TL;DR:
- PMs own discovery (research, validation), build (specs, coordination), and launch (rollout, measurement)
- Each phase has distinct deliverables: insights in discovery, features in build, metrics in launch
- Success requires balancing customer needs, business goals, and technical constraints
- Templates and frameworks streamline handoffs between phases
Table of contents
- Context and why it matters in 2025
- Step-by-step playbook
- Templates and examples
- Metrics to track
- Common mistakes and how to fix them
- FAQ
- Further reading
- Why CraftUp helps
Context and why it matters in 2025
Product manager responsibilities span three core phases: discovery, build, and launch. Each phase demands different skills and outputs, yet many PMs struggle with unclear handoffs and overlapping work.
The modern PM role has evolved beyond feature factories. You need to balance customer insights, technical feasibility, and business impact while coordinating cross-functional teams. Success means shipping products that solve real problems and drive measurable outcomes.
In 2025, PMs face increased pressure to show ROI faster. Teams expect clear direction, stakeholders want predictable timelines, and customers demand polished experiences. Understanding what you actually do in each phase helps you prioritize the right activities and avoid common pitfalls.
This guide breaks down the specific responsibilities, deliverables, and success criteria for each phase. You'll get actionable templates and real examples to implement immediately.
Step-by-step playbook
1. Discovery Phase: Understand the Problem
Goal: Validate customer problems and identify solution opportunities.
Actions:
- Conduct 8-12 customer interviews using structured scripts
- Analyze user behavior data and support tickets
- Map user journeys and identify friction points
- Create problem statements with success criteria
- Build opportunity solution trees to organize insights
Example: For a fintech app, discovery revealed users struggled with expense categorization. Interviews showed 70% manually recategorized transactions weekly. The problem statement became: "Small business owners spend 2+ hours weekly fixing transaction categories, delaying monthly reporting."
Pitfall: Rushing to solutions before validating problems. Spend 60% of discovery time understanding problems, 40% exploring solutions.
Definition of done: Problem statement validated by 5+ customers, with clear success metrics and solution hypotheses ranked by impact/effort.
2. Build Phase: Define and Deliver Solutions
Goal: Translate insights into shippable features through cross-functional collaboration.
Actions:
- Write detailed product requirements with user stories
- Create wireframes and user flows with design
- Break features into engineering tasks with effort estimates
- Run weekly sprint planning and review sessions
- Coordinate QA testing and iterate based on feedback
Example: The expense categorization solution included ML-powered auto-categorization and bulk editing tools. Requirements specified 85% accuracy targets and fallback flows. Engineering estimated 6 weeks with 3 developers.

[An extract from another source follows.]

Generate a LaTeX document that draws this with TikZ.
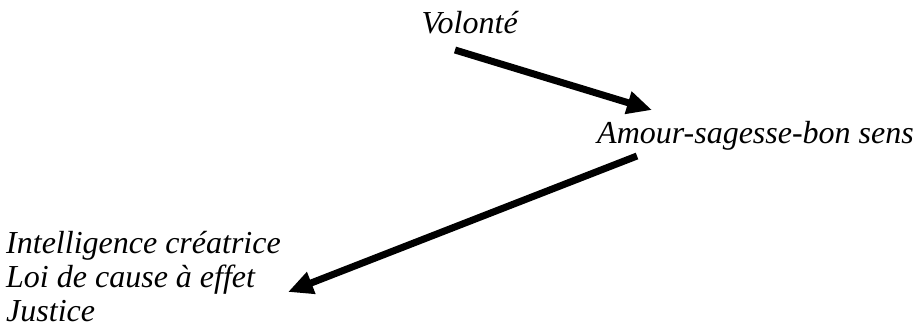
\documentclass[tikz,border=0pt]{standalone}
\usepackage{fontspec}
\setmainfont{Liberation Serif}
\usetikzlibrary{arrows.meta}
\begin{document}
\begin{tikzpicture}[x=1pt,y=-1pt,
  lbl/.style={anchor=base west,inner sep=0pt,font=\fontsize{32}{34}\selectfont\itshape,align=left},
  bigarrow/.style={line width=7pt,-{Triangle[length=25pt,width=22pt]}}]
\useasboundingbox (0,0) rectangle (922,332);
\node[lbl] (vol) at (421.5,33) {Volonté};
\node[lbl] (amour) at (597,143) {Amour-sagesse-bon sens};
\node[lbl] (intel) at (6,321) {Intelligence créatrice\\Loi de cause à effet\\Justice};
\coordinate (a1s) at (455,50);
\coordinate (a1e) at (652,110);
\coordinate (a2s) at (637,156);
\coordinate (a2e) at (288,292);
\draw[bigarrow] (a1s) -- (a1e);
\draw[bigarrow] (a2s) -- (a2e);
\end{tikzpicture}
\end{document}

Pitfall: Over-specifying features without room for iteration. Write clear requirements but allow flexibility in implementation details.

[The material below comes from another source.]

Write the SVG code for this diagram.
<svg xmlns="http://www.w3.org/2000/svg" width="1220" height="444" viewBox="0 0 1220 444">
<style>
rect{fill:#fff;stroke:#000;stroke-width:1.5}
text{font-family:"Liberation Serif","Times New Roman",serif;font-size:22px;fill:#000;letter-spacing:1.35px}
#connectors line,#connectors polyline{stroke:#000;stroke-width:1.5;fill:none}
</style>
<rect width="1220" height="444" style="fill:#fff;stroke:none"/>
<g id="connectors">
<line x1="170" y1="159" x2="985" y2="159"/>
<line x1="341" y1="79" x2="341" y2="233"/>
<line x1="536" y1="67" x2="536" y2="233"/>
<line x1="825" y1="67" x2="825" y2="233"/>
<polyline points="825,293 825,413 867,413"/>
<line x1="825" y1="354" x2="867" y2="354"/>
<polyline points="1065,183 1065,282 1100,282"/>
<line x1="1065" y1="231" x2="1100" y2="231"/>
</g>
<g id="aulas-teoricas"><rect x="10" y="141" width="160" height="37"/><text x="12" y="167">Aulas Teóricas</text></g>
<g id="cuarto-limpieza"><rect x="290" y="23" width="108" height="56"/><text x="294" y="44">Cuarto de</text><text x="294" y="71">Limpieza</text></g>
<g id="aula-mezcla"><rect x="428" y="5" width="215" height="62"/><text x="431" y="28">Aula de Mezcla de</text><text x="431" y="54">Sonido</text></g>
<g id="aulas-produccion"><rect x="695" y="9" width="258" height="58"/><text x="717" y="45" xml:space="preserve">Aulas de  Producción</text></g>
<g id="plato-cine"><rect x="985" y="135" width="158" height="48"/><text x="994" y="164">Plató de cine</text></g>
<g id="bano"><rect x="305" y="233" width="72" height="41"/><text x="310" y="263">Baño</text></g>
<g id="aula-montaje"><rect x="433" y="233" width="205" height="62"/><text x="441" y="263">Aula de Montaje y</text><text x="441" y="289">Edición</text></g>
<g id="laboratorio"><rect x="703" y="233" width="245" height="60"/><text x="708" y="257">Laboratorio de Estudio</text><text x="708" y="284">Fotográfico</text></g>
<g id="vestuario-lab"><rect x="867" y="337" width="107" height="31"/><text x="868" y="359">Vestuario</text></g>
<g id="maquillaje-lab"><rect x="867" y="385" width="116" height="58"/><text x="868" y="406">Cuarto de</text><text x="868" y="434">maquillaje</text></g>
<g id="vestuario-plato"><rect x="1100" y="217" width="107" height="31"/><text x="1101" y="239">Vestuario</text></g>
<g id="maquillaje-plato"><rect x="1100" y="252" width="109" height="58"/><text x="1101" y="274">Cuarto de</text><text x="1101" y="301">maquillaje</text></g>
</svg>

Definition of done: Feature shipped to production, passing acceptance criteria, with instrumentation ready for measurement.
3. Launch Phase: Measure and Iterate
Goal: Roll out features successfully and optimize based on user behavior.
Actions:
- Plan phased rollouts starting with 5-10% of users
- Monitor key metrics and error rates daily
- Gather user feedback through surveys and support channels
- Run experiments to optimize conversion and adoption
- Document learnings and plan next iterations
Example: The categorization feature launched to 10% of users first. Initial adoption was 40%, below the 60% target. A/B Testing Low Traffic: Sequential Testing & Smart Baselines helped identify that better onboarding increased adoption to 65%.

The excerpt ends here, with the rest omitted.